Description of the task |
For each line below that contains the string "chart", copy that line.
===== Provided data =====
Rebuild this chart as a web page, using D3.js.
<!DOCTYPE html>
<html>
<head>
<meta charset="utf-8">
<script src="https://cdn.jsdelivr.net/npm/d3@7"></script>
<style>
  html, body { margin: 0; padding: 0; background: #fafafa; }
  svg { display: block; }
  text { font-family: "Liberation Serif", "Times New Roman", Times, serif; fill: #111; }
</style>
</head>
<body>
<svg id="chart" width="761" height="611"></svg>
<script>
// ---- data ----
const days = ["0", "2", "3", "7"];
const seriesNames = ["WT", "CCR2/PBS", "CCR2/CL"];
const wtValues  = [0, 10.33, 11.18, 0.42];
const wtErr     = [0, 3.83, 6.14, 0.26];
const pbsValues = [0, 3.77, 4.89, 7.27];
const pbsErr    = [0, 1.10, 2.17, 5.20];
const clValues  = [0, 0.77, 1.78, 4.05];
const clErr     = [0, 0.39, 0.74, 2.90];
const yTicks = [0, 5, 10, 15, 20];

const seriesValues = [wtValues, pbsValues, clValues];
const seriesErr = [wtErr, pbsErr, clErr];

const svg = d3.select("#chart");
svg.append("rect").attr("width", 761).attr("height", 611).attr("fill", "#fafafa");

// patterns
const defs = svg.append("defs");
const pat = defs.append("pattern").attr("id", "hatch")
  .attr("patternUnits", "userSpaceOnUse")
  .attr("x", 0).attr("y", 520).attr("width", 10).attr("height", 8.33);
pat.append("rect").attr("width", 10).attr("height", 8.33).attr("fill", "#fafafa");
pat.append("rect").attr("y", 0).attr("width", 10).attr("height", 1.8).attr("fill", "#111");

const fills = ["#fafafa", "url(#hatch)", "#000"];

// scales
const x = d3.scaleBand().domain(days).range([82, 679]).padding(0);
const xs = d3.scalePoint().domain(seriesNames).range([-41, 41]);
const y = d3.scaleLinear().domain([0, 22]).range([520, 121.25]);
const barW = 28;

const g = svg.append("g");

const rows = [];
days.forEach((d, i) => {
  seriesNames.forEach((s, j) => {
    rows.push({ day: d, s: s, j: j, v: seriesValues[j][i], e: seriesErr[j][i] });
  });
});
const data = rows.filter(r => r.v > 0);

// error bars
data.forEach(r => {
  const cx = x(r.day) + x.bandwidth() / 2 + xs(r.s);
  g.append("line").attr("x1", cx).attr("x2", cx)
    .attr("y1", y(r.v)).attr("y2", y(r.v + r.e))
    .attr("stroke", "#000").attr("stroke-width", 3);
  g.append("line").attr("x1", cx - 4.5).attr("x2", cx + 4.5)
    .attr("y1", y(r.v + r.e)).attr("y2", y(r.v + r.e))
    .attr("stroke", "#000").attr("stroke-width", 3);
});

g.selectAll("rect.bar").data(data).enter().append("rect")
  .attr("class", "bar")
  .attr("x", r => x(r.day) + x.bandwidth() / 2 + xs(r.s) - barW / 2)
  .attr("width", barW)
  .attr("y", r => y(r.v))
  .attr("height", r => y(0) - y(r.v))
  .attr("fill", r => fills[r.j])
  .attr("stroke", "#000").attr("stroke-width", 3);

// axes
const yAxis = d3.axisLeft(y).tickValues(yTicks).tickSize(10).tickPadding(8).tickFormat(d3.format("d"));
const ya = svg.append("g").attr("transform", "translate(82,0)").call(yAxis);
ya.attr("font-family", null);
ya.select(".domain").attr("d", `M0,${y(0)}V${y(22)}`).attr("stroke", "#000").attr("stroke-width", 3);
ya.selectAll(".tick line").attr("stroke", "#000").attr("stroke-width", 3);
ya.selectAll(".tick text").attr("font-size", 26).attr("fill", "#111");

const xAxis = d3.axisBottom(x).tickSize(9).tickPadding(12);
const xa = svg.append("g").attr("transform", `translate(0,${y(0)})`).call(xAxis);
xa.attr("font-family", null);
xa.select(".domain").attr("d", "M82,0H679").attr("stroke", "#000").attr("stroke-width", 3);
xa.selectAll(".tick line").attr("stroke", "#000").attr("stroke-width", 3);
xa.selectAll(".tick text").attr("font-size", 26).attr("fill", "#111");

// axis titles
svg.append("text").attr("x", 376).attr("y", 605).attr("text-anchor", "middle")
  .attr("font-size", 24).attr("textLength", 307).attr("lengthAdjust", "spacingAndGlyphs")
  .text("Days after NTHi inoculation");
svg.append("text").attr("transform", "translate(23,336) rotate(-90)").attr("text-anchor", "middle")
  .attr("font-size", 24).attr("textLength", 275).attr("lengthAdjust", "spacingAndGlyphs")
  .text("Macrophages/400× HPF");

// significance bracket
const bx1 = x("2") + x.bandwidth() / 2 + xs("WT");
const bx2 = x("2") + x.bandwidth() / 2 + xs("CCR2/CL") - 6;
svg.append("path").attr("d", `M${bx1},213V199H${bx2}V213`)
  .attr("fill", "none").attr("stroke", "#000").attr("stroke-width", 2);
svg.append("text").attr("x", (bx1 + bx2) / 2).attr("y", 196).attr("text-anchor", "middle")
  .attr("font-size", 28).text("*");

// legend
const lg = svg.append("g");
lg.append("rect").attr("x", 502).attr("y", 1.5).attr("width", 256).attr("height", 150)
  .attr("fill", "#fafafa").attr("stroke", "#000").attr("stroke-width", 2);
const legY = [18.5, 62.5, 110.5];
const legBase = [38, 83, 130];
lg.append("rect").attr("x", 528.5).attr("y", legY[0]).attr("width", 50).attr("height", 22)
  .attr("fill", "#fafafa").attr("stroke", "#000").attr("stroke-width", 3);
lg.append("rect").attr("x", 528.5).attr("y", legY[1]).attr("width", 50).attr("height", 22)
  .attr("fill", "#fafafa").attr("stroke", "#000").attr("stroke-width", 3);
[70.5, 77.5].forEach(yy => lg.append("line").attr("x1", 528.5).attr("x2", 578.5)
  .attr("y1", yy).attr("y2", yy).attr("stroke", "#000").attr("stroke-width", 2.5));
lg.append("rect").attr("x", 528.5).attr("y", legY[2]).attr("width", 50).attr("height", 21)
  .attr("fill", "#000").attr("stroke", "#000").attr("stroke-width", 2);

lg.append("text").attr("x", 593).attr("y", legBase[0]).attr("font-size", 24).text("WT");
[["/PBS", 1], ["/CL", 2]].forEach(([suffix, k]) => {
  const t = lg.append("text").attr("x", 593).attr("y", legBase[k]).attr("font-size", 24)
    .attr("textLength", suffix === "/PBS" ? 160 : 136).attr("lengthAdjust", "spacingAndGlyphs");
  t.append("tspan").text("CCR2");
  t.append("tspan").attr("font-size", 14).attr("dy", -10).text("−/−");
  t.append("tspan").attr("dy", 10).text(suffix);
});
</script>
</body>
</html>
=====
Exercise answer |
Rebuild this chart as a web page, using D3.js.
<svg id="chart" width="761" height="611"></svg>
const svg = d3.select("#chart");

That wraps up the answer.